Librairie Mot à mot (Fontenay-sous-Bois)

Szonja débarque dans la France de 1929 dans l’espoir d’une vie meilleure, mais la réalité de la condition ouvrière broie rapidement ses ambitions. Face aux désillusions, l’entraide et la sororité lui redonneront le courage de lutter.

Szonja est une jeune femme hongroise. Pauvre, elle rêve d’ailleurs, d’indépendance et de liberté. À la faveur d’une petite annonce, elle part en France en 1929 avec sa cousine Marieka pour travailler dans une usine textile près de Lyon, spécialisée dans la fabrication de viscose, une soie artificielle alors très populaire.
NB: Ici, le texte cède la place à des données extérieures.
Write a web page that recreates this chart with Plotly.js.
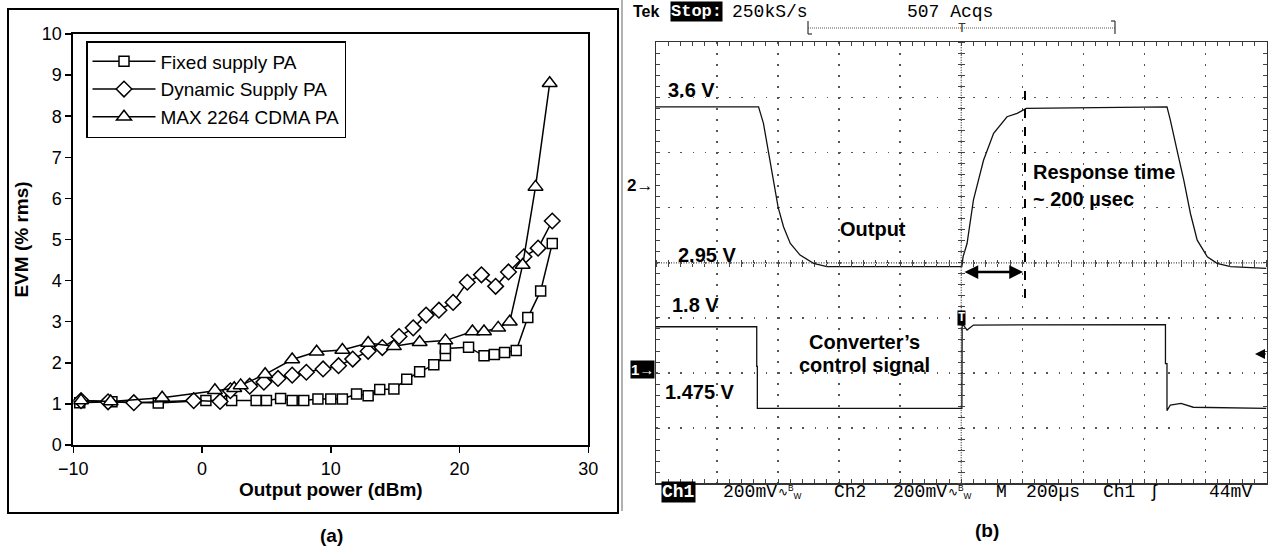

Néanmoins, l’illusion d’une vie meilleure en France va vite se dissiper tant les conditions de travail se révèlent terribles. Ouvriers et ouvrières doivent manipuler des produits toxiques qui brûlent leurs mains et leurs yeux. Ils sont logés dans des chambres exiguës au confort minimal. Quant à la paye, elle n’assure que leur survie. Malgré ce contexte difficile, il y a des rencontres. Szonja, bien que timide, a envie d’amour. Courtisée par Jean, un ouvrier français, elle hésite. La passion est absente, mais avec le temps, qui sait ? Et puis, se marier avec un Français lui apportera, pense-t-elle, une stabilité, une légitimité dans son pays d'accueil. Elle accepte donc de l’épouser dans un mariage de raison qui aura le goût du désenchantement et de la violence. Elle peut en revanche compter sur les liens très forts qu’elle a tissés avec d’autres ouvrières, notamment avec Elsa, une Italienne acquise aux idées marxistes. Avec d’autres, elles décident de s’organiser pour mener le combat auprès de la direction de l’usine. Dès lors, la solidarité entre immigrés et les luttes ouvrières vont s’exprimer et aider les unes et les autres à redresser la tête. Sublime roman doux-amer, Et ils dansaient le dimanche nous parle avec émotion de la dureté du travail en usine, de l'âpreté de la condition féminine tout autant que de la force du collectif et des bienfaits d’une amitié sincère, le tout porté par une langue et un style magnifiques. Un indispensable de la rentrée littéraire.